> _Do this_
All lines below must be repeated exactly, with the pictures omitted.

------ Data excerpt

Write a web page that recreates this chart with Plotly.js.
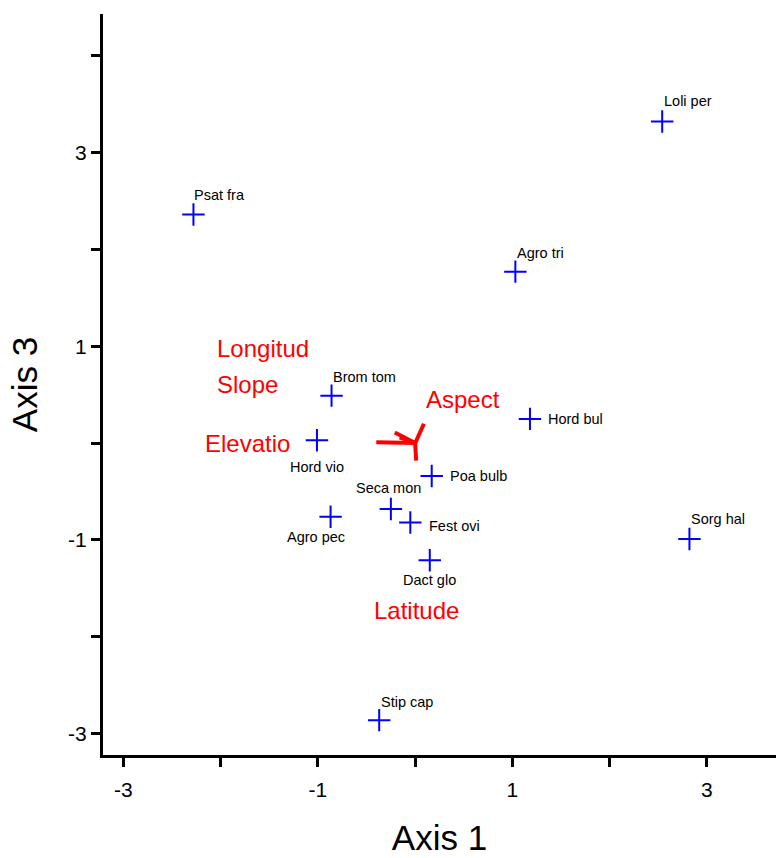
<!DOCTYPE html>
<html>
<head>
<meta charset="utf-8">
<script src="https://cdn.plot.ly/plotly-3.0.1.min.js"></script>
<style>html,body{margin:0;padding:0;background:#fff;}#chart{width:776px;height:858px;}</style>
</head>
<body>
<div id="chart"></div>
<script>
// Species scores
const species = ["Psat fra","Loli per","Agro tri","Brom tom","Hord bul","Hord vio","Poa bulb","Seca mon","Fest ovi","Agro pec","Dact glo","Sorg hal","Stip cap"];
const axis1 = [-2.28, 2.54, 1.03, -0.86, 1.18, -1.01, 0.17, -0.25, -0.05, -0.87, 0.15, 2.82, -0.37];
const axis3 = [2.36, 3.32, 1.77, 0.49, 0.25, 0.03, -0.34, -0.68, -0.82, -0.76, -1.21, -0.99, -2.86];

// Environmental vectors (end points, from origin)
const envNames = ["Longitud","Slope","Elevatio","Aspect","Latitude"];
const envX = [-0.21, -0.16, -0.40, 0.09, 0.01];
const envY = [0.11, 0.06, 0.01, 0.20, -0.18];
// Environmental label positions
const envLabelX = [-1.56, -1.72, -1.72, 0.49, 0.01];
const envLabelY = [0.98, 0.60, 0.00, 0.45, -1.73];

// Axis ticks
const xTicks = [-3,-2,-1,0,1,2,3];
const xTickText = ["-3","","-1","","1","","3"];
const yTicks = [-3,-2,-1,0,1,2,3,4];
const yTickText = ["-3","","-1","","1","","3",""];

// Label placement (style): [xanchor, xshift, yshift]
const place = {
  "Psat fra":["left",-1,20], "Loli per":["left",0,21], "Agro tri":["left",0,19],
  "Brom tom":["left",-1,19], "Sorg hal":["left",0,20], "Stip cap":["left",0,18],
  "Hord bul":["left",16,0], "Poa bulb":["left",16,0], "Fest ovi":["left",17,-3],
  "Hord vio":["center",0,-27], "Seca mon":["center",-2,21], "Agro pec":["center",-15,-20],
  "Dact glo":["center",0,-20]
};

const FONT = 'Liberation Sans';
const traces = [];
// vectors
envNames.forEach((n,i)=>{
  traces.push({x:[0, envX[i]], y:[0, envY[i]], mode:'lines', type:'scatter',
    line:{color:'#ff0000', width:4}, hoverinfo:'skip', showlegend:false});
});
traces.push({
  x: axis1, y: axis3, mode:'markers', type:'scatter', text: species,
  marker:{symbol:'cross-thin-open', size:16, color:'#0000ff', line:{color:'#0000ff', width:2}},
  showlegend:false
});

const annotations = [];
species.forEach((s,i)=>{
  const p = place[s];
  annotations.push({x: axis1[i], y: axis3[i], text: s, showarrow:false,
    xanchor: p[0], yanchor:'middle', xshift: p[1], yshift: p[2],
    font:{family:FONT, size:14.5, color:'#000'}});
});
envNames.forEach((n,i)=>{
  annotations.push({x: envLabelX[i], y: envLabelY[i], text: n, showarrow:false,
    xanchor:'center', yanchor:'middle',
    font:{family:FONT, size:24, color:'#ff0000'}});
});

const layout = {
  width:776, height:858,
  margin:{l:103, r:0, t:14, b:103},
  paper_bgcolor:'#fff', plot_bgcolor:'#fff',
  font:{family:FONT, color:'#000'},
  xaxis:{range:[-3.21, 3.71], tickvals:xTicks, ticktext:xTickText, ticks:'outside',
    ticklen:9, tickwidth:3, tickcolor:'#000', showline:true, linewidth:3, linecolor:'#000',
    showgrid:false, zeroline:false, tickfont:{family:FONT, size:21}, ticklabelstandoff:5,
    title:{text:'Axis 1', font:{family:FONT, size:35}, standoff:26}},
  yaxis:{range:[-3.22, 4.43], tickvals:yTicks, ticktext:yTickText, ticks:'outside',
    ticklen:9, tickwidth:3, tickcolor:'#000', showline:true, linewidth:3, linecolor:'#000',
    showgrid:false, zeroline:false, tickfont:{family:FONT, size:21},
    title:{text:'Axis 3', font:{family:FONT, size:35}, standoff:20}},
  annotations: annotations
};
Plotly.newPlot('chart', traces, layout, {displayModeBar:false, staticPlot:true});
</script>
</body>
</html>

------------

> _Answer to the exercise_
Write a web page that recreates this chart with Plotly.js.
<!DOCTYPE html>
<html>
<head>
<meta charset="utf-8">
<script src="https://cdn.plot.ly/plotly-3.0.1.min.js"></script>
<style>html,body{margin:0;padding:0;background:#fff;}#chart{width:776px;height:858px;}</style>
</head>
<body>
<div id="chart"></div>
<script>
// Species scores
const species = ["Psat fra","Loli per","Agro tri","Brom tom","Hord bul","Hord vio","Poa bulb","Seca mon","Fest ovi","Agro pec","Dact glo","Sorg hal","Stip cap"];
const axis1 = [-2.28, 2.54, 1.03, -0.86, 1.18, -1.01, 0.17, -0.25, -0.05, -0.87, 0.15, 2.82, -0.37];
const axis3 = [2.36, 3.32, 1.77, 0.49, 0.25, 0.03, -0.34, -0.68, -0.82, -0.76, -1.21, -0.99, -2.86];

// Environmental vectors (end points, from origin)
const envNames = ["Longitud","Slope","Elevatio","Aspect","Latitude"];
const envX = [-0.21, -0.16, -0.40, 0.09, 0.01];
const envY = [0.11, 0.06, 0.01, 0.20, -0.18];
// Environmental label positions
const envLabelX = [-1.56, -1.72, -1.72, 0.49, 0.01];
const envLabelY = [0.98, 0.60, 0.00, 0.45, -1.73];

// Axis ticks
const xTicks = [-3,-2,-1,0,1,2,3];
const xTickText = ["-3","","-1","","1","","3"];
const yTicks = [-3,-2,-1,0,1,2,3,4];
const yTickText = ["-3","","-1","","1","","3",""];

// Label placement (style): [xanchor, xshift, yshift]
const place = {
  "Psat fra":["left",-1,20], "Loli per":["left",0,21], "Agro tri":["left",0,19],
  "Brom tom":["left",-1,19], "Sorg hal":["left",0,20], "Stip cap":["left",0,18],
  "Hord bul":["left",16,0], "Poa bulb":["left",16,0], "Fest ovi":["left",17,-3],
  "Hord vio":["center",0,-27], "Seca mon":["center",-2,21], "Agro pec":["center",-15,-20],
  "Dact glo":["center",0,-20]
};

const FONT = 'Liberation Sans';
const traces = [];
// vectors
envNames.forEach((n,i)=>{
  traces.push({x:[0, envX[i]], y:[0, envY[i]], mode:'lines', type:'scatter',
    line:{color:'#ff0000', width:4}, hoverinfo:'skip', showlegend:false});
});
traces.push({
  x: axis1, y: axis3, mode:'markers', type:'scatter', text: species,
  marker:{symbol:'cross-thin-open', size:16, color:'#0000ff', line:{color:'#0000ff', width:2}},
  showlegend:false
});

const annotations = [];
species.forEach((s,i)=>{
  const p = place[s];
  annotations.push({x: axis1[i], y: axis3[i], text: s, showarrow:false,
    xanchor: p[0], yanchor:'middle', xshift: p[1], yshift: p[2],
    font:{family:FONT, size:14.5, color:'#000'}});
});
envNames.forEach((n,i)=>{
  annotations.push({x: envLabelX[i], y: envLabelY[i], text: n, showarrow:false,
    xanchor:'center', yanchor:'middle',
    font:{family:FONT, size:24, color:'#ff0000'}});
});

const layout = {
  width:776, height:858,
  margin:{l:103, r:0, t:14, b:103},
  paper_bgcolor:'#fff', plot_bgcolor:'#fff',
  font:{family:FONT, color:'#000'},
  xaxis:{range:[-3.21, 3.71], tickvals:xTicks, ticktext:xTickText, ticks:'outside',
    ticklen:9, tickwidth:3, tickcolor:'#000', showline:true, linewidth:3, linecolor:'#000',
    showgrid:false, zeroline:false, tickfont:{family:FONT, size:21}, ticklabelstandoff:5,
    title:{text:'Axis 1', font:{family:FONT, size:35}, standoff:26}},
  yaxis:{range:[-3.22, 4.43], tickvals:yTicks, ticktext:yTickText, ticks:'outside',
    ticklen:9, tickwidth:3, tickcolor:'#000', showline:true, linewidth:3, linecolor:'#000',
    showgrid:false, zeroline:false, tickfont:{family:FONT, size:21},
    title:{text:'Axis 3', font:{family:FONT, size:35}, standoff:20}},
  annotations: annotations
};
Plotly.newPlot('chart', traces, layout, {displayModeBar:false, staticPlot:true});
</script>
</body>
</html>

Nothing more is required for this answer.